**DESCRIPTION OF THE TASK:** Do not copy the pictures; transcribe all other material exactly.

**RAW DATA:**
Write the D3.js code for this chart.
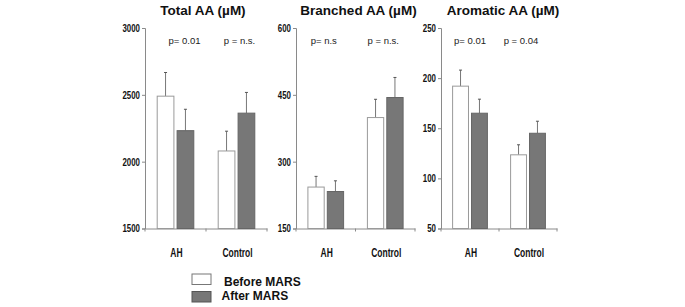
<!DOCTYPE html>
<html><head><meta charset="utf-8">
<script src="https://cdn.jsdelivr.net/npm/d3@7"></script>
<style>body{margin:0;background:#fff}svg{display:block}</style>
</head><body>
<svg id="c" width="685" height="307"></svg>
<script>
const categories = ["AH", "Control"];
const series = ["Before MARS", "After MARS"];
const titles = ["Total AA (\u00B5M)", "Branched AA (\u00B5M)", "Aromatic AA (\u00B5M)"];
const totalBefore = [2490, 2080];
const totalAfter = [2232, 2363];
const totalBeforeSE = [177, 148];
const totalAfterSE = [160, 155];
const branchedBefore = [243, 399];
const branchedAfter = [233, 444];
const branchedBeforeSE = [24, 41];
const branchedAfterSE = [24, 45];
const aromaticBefore = [192, 123.5];
const aromaticAfter = [165, 145];
const aromaticBeforeSE = [16, 10];
const aromaticAfterSE = [14, 12];
const totalTicks = [1500, 2000, 2500, 3000];
const branchedTicks = [150, 300, 450, 600];
const aromaticTicks = [50, 100, 150, 200, 250];
const totalP = ["p= 0.01", "p = n.s."];
const branchedP = ["p= n.s", "p = n.s."];
const aromaticP = ["p= 0.01", "p = 0.04"];

const panels = [
  {title: titles[0], before: totalBefore, after: totalAfter, bse: totalBeforeSE, ase: totalAfterSE, ticks: totalTicks, p: totalP, x0: 145, x1: 267, tdx: -3, pdx: [9, 3]},
  {title: titles[1], before: branchedBefore, after: branchedAfter, bse: branchedBeforeSE, ase: branchedAfterSE, ticks: branchedTicks, p: branchedP, x0: 296, x1: 415, tdx: 3, pdx: [-2, -2]},
  {title: titles[2], before: aromaticBefore, after: aromaticAfter, bse: aromaticBeforeSE, ase: aromaticAfterSE, ticks: aromaticTicks, p: aromaticP, x0: 441, x1: 557, tdx: 4, pdx: [0, -7]}
];
const fills = ["#ffffff", "#777777"];
const svg = d3.select("#c");
const yTop = 28, yBot = 228.5;
const sans = "'Liberation Sans',Arial,sans-serif";

panels.forEach(p => {
  const g = svg.append("g");
  const y = d3.scaleLinear().domain([p.ticks[0], p.ticks[p.ticks.length - 1]]).range([yBot, yTop]);
  const x = d3.scaleBand().domain(categories).range([p.x0, p.x1]);
  const gw = x.bandwidth() * 0.6;
  const xs = d3.scaleBand().domain(series).range([0, gw]).paddingInner(0.16);

  // y axis
  const ya = g.append("g").attr("transform", `translate(${p.x0},0)`)
    .call(d3.axisLeft(y).tickValues(p.ticks).tickSize(3).tickPadding(3).tickFormat(d3.format("d")));
  ya.select(".domain").attr("stroke", "#8a8a8a");
  ya.selectAll(".tick line").attr("stroke", "#8a8a8a");
  ya.selectAll("text").attr("x", 0).attr("transform", "translate(-5,0) scale(0.75,1)")
    .attr("font-family", sans).attr("font-weight", "bold").attr("font-size", 10.5).attr("fill", "#111");

  // x axis
  const xa = g.append("g").attr("transform", `translate(0,${yBot})`)
    .call(d3.axisBottom(x).tickSize(0).tickFormat(""));
  xa.select(".domain").attr("stroke", "#8a8a8a");
  const bounds = [p.x0, p.x0 + x.bandwidth(), p.x1];
  g.selectAll(".xt").data(bounds).join("line")
    .attr("x1", d => d).attr("x2", d => d).attr("y1", yBot).attr("y2", yBot + 3)
    .attr("stroke", "#8a8a8a");

  // bars
  categories.forEach((c, i) => {
    const gx = x(c) + (x.bandwidth() - gw) / 2;
    const vals = [p.before[i], p.after[i]];
    const ses = [p.bse[i], p.ase[i]];
    series.forEach((s, j) => {
      const bx = gx + xs(s);
      const cx = bx + xs.bandwidth() / 2;
      g.append("line").attr("x1", cx).attr("x2", cx)
        .attr("y1", y(vals[j])).attr("y2", y(vals[j] + ses[j]))
        .attr("stroke", "#777").attr("stroke-width", 1);
      g.append("line").attr("x1", cx - 1.5).attr("x2", cx + 1.5)
        .attr("y1", y(vals[j] + ses[j])).attr("y2", y(vals[j] + ses[j]))
        .attr("stroke", "#555").attr("stroke-width", 1);
      g.append("rect").attr("x", bx).attr("y", y(vals[j]))
        .attr("width", xs.bandwidth()).attr("height", yBot - y(vals[j]))
        .attr("fill", fills[j]).attr("stroke", j === 0 ? "#9a9a9a" : "#666").attr("stroke-width", 1);
    });
    // p label
    g.append("text").attr("x", x(c) + x.bandwidth() / 2 + p.pdx[i]).attr("y", 43.5)
      .attr("text-anchor", "middle").attr("font-family", sans).attr("font-size", 9.5)
      .attr("fill", "#222").text(p.p[i]);
    // category label
    g.append("text").attr("transform", `translate(${x(c) + x.bandwidth() / 2 + 1},${257}) scale(0.68,1)`)
      .attr("text-anchor", "middle").attr("font-family", sans).attr("font-weight", "bold")
      .attr("font-size", 12.5).attr("fill", "#111").text(c);
  });

  // title
  g.append("text").attr("x", (p.x0 + p.x1) / 2 + p.tdx).attr("y", 15)
    .attr("text-anchor", "middle").attr("font-family", sans).attr("font-weight", "bold")
    .attr("font-size", 13.5).attr("fill", "#111").text(p.title);
});

// legend
const lg = svg.append("g");
series.forEach((s, j) => {
  lg.append("rect").attr("x", 192).attr("y", 274 + j * 17.5).attr("width", 19).attr("height", 10.5)
    .attr("fill", fills[j]).attr("stroke", j === 0 ? "#777" : "#555");
  lg.append("text").attr("x", j === 0 ? 224 : 221.5).attr("y", 286 + j * 13.5)
    .attr("font-family", sans).attr("font-weight", "bold").attr("font-size", 12)
    .attr("fill", "#111").text(s);
});
</script>
</body></html>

**RESPONSE FOR THIS EXERCISE:**
Write the D3.js code for this chart.
<!DOCTYPE html>
<html><head><meta charset="utf-8">
<script src="https://cdn.jsdelivr.net/npm/d3@7"></script>
<style>body{margin:0;background:#fff}svg{display:block}</style>
</head><body>
<svg id="c" width="685" height="307"></svg>
<script>
const categories = ["AH", "Control"];
const series = ["Before MARS", "After MARS"];
const titles = ["Total AA (\u00B5M)", "Branched AA (\u00B5M)", "Aromatic AA (\u00B5M)"];
const totalBefore = [2490, 2080];
const totalAfter = [2232, 2363];
const totalBeforeSE = [177, 148];
const totalAfterSE = [160, 155];
const branchedBefore = [243, 399];
const branchedAfter = [233, 444];
const branchedBeforeSE = [24, 41];
const branchedAfterSE = [24, 45];
const aromaticBefore = [192, 123.5];
const aromaticAfter = [165, 145];
const aromaticBeforeSE = [16, 10];
const aromaticAfterSE = [14, 12];
const totalTicks = [1500, 2000, 2500, 3000];
const branchedTicks = [150, 300, 450, 600];
const aromaticTicks = [50, 100, 150, 200, 250];
const totalP = ["p= 0.01", "p = n.s."];
const branchedP = ["p= n.s", "p = n.s."];
const aromaticP = ["p= 0.01", "p = 0.04"];

const panels = [
  {title: titles[0], before: totalBefore, after: totalAfter, bse: totalBeforeSE, ase: totalAfterSE, ticks: totalTicks, p: totalP, x0: 145, x1: 267, tdx: -3, pdx: [9, 3]},
  {title: titles[1], before: branchedBefore, after: branchedAfter, bse: branchedBeforeSE, ase: branchedAfterSE, ticks: branchedTicks, p: branchedP, x0: 296, x1: 415, tdx: 3, pdx: [-2, -2]},
  {title: titles[2], before: aromaticBefore, after: aromaticAfter, bse: aromaticBeforeSE, ase: aromaticAfterSE, ticks: aromaticTicks, p: aromaticP, x0: 441, x1: 557, tdx: 4, pdx: [0, -7]}
];
const fills = ["#ffffff", "#777777"];
const svg = d3.select("#c");
const yTop = 28, yBot = 228.5;
const sans = "'Liberation Sans',Arial,sans-serif";

panels.forEach(p => {
  const g = svg.append("g");
  const y = d3.scaleLinear().domain([p.ticks[0], p.ticks[p.ticks.length - 1]]).range([yBot, yTop]);
  const x = d3.scaleBand().domain(categories).range([p.x0, p.x1]);
  const gw = x.bandwidth() * 0.6;
  const xs = d3.scaleBand().domain(series).range([0, gw]).paddingInner(0.16);

  // y axis
  const ya = g.append("g").attr("transform", `translate(${p.x0},0)`)
    .call(d3.axisLeft(y).tickValues(p.ticks).tickSize(3).tickPadding(3).tickFormat(d3.format("d")));
  ya.select(".domain").attr("stroke", "#8a8a8a");
  ya.selectAll(".tick line").attr("stroke", "#8a8a8a");
  ya.selectAll("text").attr("x", 0).attr("transform", "translate(-5,0) scale(0.75,1)")
    .attr("font-family", sans).attr("font-weight", "bold").attr("font-size", 10.5).attr("fill", "#111");

  // x axis
  const xa = g.append("g").attr("transform", `translate(0,${yBot})`)
    .call(d3.axisBottom(x).tickSize(0).tickFormat(""));
  xa.select(".domain").attr("stroke", "#8a8a8a");
  const bounds = [p.x0, p.x0 + x.bandwidth(), p.x1];
  g.selectAll(".xt").data(bounds).join("line")
    .attr("x1", d => d).attr("x2", d => d).attr("y1", yBot).attr("y2", yBot + 3)
    .attr("stroke", "#8a8a8a");

  // bars
  categories.forEach((c, i) => {
    const gx = x(c) + (x.bandwidth() - gw) / 2;
    const vals = [p.before[i], p.after[i]];
    const ses = [p.bse[i], p.ase[i]];
    series.forEach((s, j) => {
      const bx = gx + xs(s);
      const cx = bx + xs.bandwidth() / 2;
      g.append("line").attr("x1", cx).attr("x2", cx)
        .attr("y1", y(vals[j])).attr("y2", y(vals[j] + ses[j]))
        .attr("stroke", "#777").attr("stroke-width", 1);
      g.append("line").attr("x1", cx - 1.5).attr("x2", cx + 1.5)
        .attr("y1", y(vals[j] + ses[j])).attr("y2", y(vals[j] + ses[j]))
        .attr("stroke", "#555").attr("stroke-width", 1);
      g.append("rect").attr("x", bx).attr("y", y(vals[j]))
        .attr("width", xs.bandwidth()).attr("height", yBot - y(vals[j]))
        .attr("fill", fills[j]).attr("stroke", j === 0 ? "#9a9a9a" : "#666").attr("stroke-width", 1);
    });
    // p label
    g.append("text").attr("x", x(c) + x.bandwidth() / 2 + p.pdx[i]).attr("y", 43.5)
      .attr("text-anchor", "middle").attr("font-family", sans).attr("font-size", 9.5)
      .attr("fill", "#222").text(p.p[i]);
    // category label
    g.append("text").attr("transform", `translate(${x(c) + x.bandwidth() / 2 + 1},${257}) scale(0.68,1)`)
      .attr("text-anchor", "middle").attr("font-family", sans).attr("font-weight", "bold")
      .attr("font-size", 12.5).attr("fill", "#111").text(c);
  });

  // title
  g.append("text").attr("x", (p.x0 + p.x1) / 2 + p.tdx).attr("y", 15)
    .attr("text-anchor", "middle").attr("font-family", sans).attr("font-weight", "bold")
    .attr("font-size", 13.5).attr("fill", "#111").text(p.title);
});

// legend
const lg = svg.append("g");
series.forEach((s, j) => {
  lg.append("rect").attr("x", 192).attr("y", 274 + j * 17.5).attr("width", 19).attr("height", 10.5)
    .attr("fill", fills[j]).attr("stroke", j === 0 ? "#777" : "#555");
  lg.append("text").attr("x", j === 0 ? 224 : 221.5).attr("y", 286 + j * 13.5)
    .attr("font-family", sans).attr("font-weight", "bold").attr("font-size", 12)
    .attr("fill", "#111").text(s);
});
</script>
</body></html>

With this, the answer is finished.